Use vl_kmeans_get_energy to get the solution energy (or an upper bound for the Elkan algorithm) and vl_kmeans_get_centers to obtain the numCluster cluster centers. Use vl_kmeans_quantize to quantize new data points.

Initialization algorithms

kmeans.h supports the following cluster initialization algorithms:

Optimization algorithms

kmeans.h supports the following optimization algorithms:

  • Lloyd [5] (VlKMeansLloyd). This is the standard k-means algorithm, alternating the estimation of the point-to-cluster memebrship and of the cluster centers (means in the Euclidean case). Estimating membership requires computing the distance of each point to all cluster centers, which can be extremely slow.
  • Elkan [4] (VlKMeansElkan). This is a variation of [5] that uses the triangular inequality to avoid many distance calculations when assigning points to clusters and is typically much faster than [5] . However, it uses storage proportional to the square of the number of clusters, which makes it unpractical for a very large number of clusters.

Technical details

Given data points $ x_1, \dots, x_n \in \mathbb{R}^d $, k-means searches for $ k $ vectors $ c_1, \dots, c_n \in \mathbb{R}^d $ (cluster centers) and a function $ \pi : \{1, \dots, n\} \rightarrow \{1, \dots, k\} $ (cluster memberships) that minimize the objective:

\[ E(c_1,\dots,c_n,\pi) = \sum_{i=1}^n d^2(x_i, c_{\pi(i)}) \]

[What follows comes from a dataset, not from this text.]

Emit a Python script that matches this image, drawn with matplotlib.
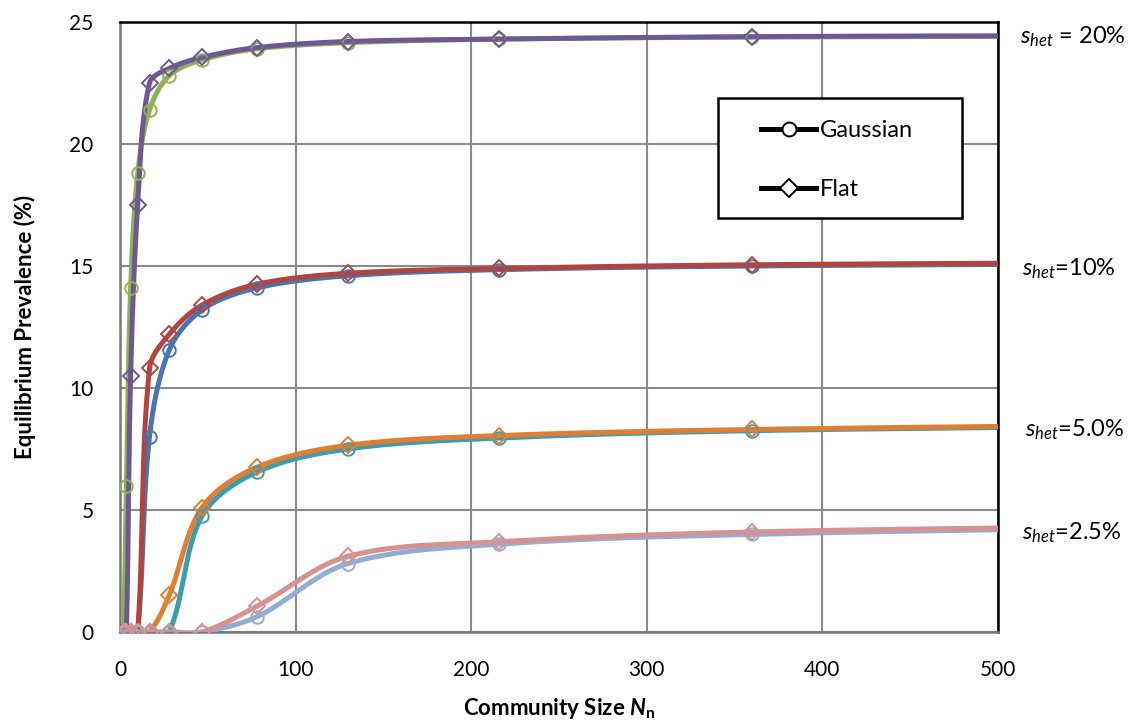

A simple procedure due to Lloyd [5] to locally optimize this objective alternates estimating the cluster centers and the membeship function. Specifically, given the membership function $ \pi $, the objective can be minimized independently for eac $ c_k $ by minimizing

\[ \sum_{i : \pi(i) = k} d^2(x_i, c_k) \]

For the Euclidean distance, the minimizer is simply the mean of the points assigned to that cluster. For other distances, the minimizer is a generalized average. For instance, for the $ l^1 $ distance, this is the median. Assuming that computing the average is linear in the number of points and the data dimension, this step requires $ O(nd) $ operations.

Similarly, given the centers $ c_1, \dots, c_k $, the objective can be optimized independently for the membership $ \pi(i) $ of each point $ x_i $ by minimizing $ d^2(x_i, c_{\pi(i)}) $ over $ \pi(i) \in \{1, \dots, k\} $. Assuming that computing a distance is $ O(d) $, this step requires $ O(ndk) $ operations and dominates the other.

The algorithm usually starts by initializing the centers from a random selection of the data point.

Initialization by k-means++

[2] proposes a randomized initialization of the centers which improves upon random selection. The first center $ c_1 $ is selected at random from the data points $ x_1, \dots, x_n $ and the distance from this center to all points $ d^2(x_i, c_1) $ is computed. Then the second center $ c_2 $ is selected at random from the data points with probability proportional to the distance, and the procedure is repeated using the minimum distance to the centers collected so far.

Speeding up by using the triangular inequality

[3] proposes to use the triangular inequality to avoid most distances calculations when computing point-to-cluster membership and the cluster centers did not change much from the previous iteration.

This uses two key ideas:

  • If a point $ x_i $ is very close to its current center $ c_{\pi(i)} $ and this center is very far from another center $ c $, then the point cannot be assigned to $ c $. Specifically, if $ d(x_i, c_{\pi(i)}) \leq d(c_{\pi(i)}, c) / 2 $, then also $ d(x_i, c_{\pi(i)}) \leq d(x_i, c) $.
  • If a center $ c $ is updated to $ \hat c $, then the variation of the distance of the center to any point can be bounded by $ d(x, c) - d(c, \hat c) \leq d(x, \hat c) \leq d(x,c) + d(c, \hat c) $.

The first idea is used by keeping track of the inter-center distances and exlcuding reassigments to centers too far away from the current assigned center. The second idea is used by keeping for each point an upper bound to the distance to the currently assigned center and a lower bound to the distance to all the other centers. Unless such bounds do not intersect, then a point need not to be reassigned. See [3] for details.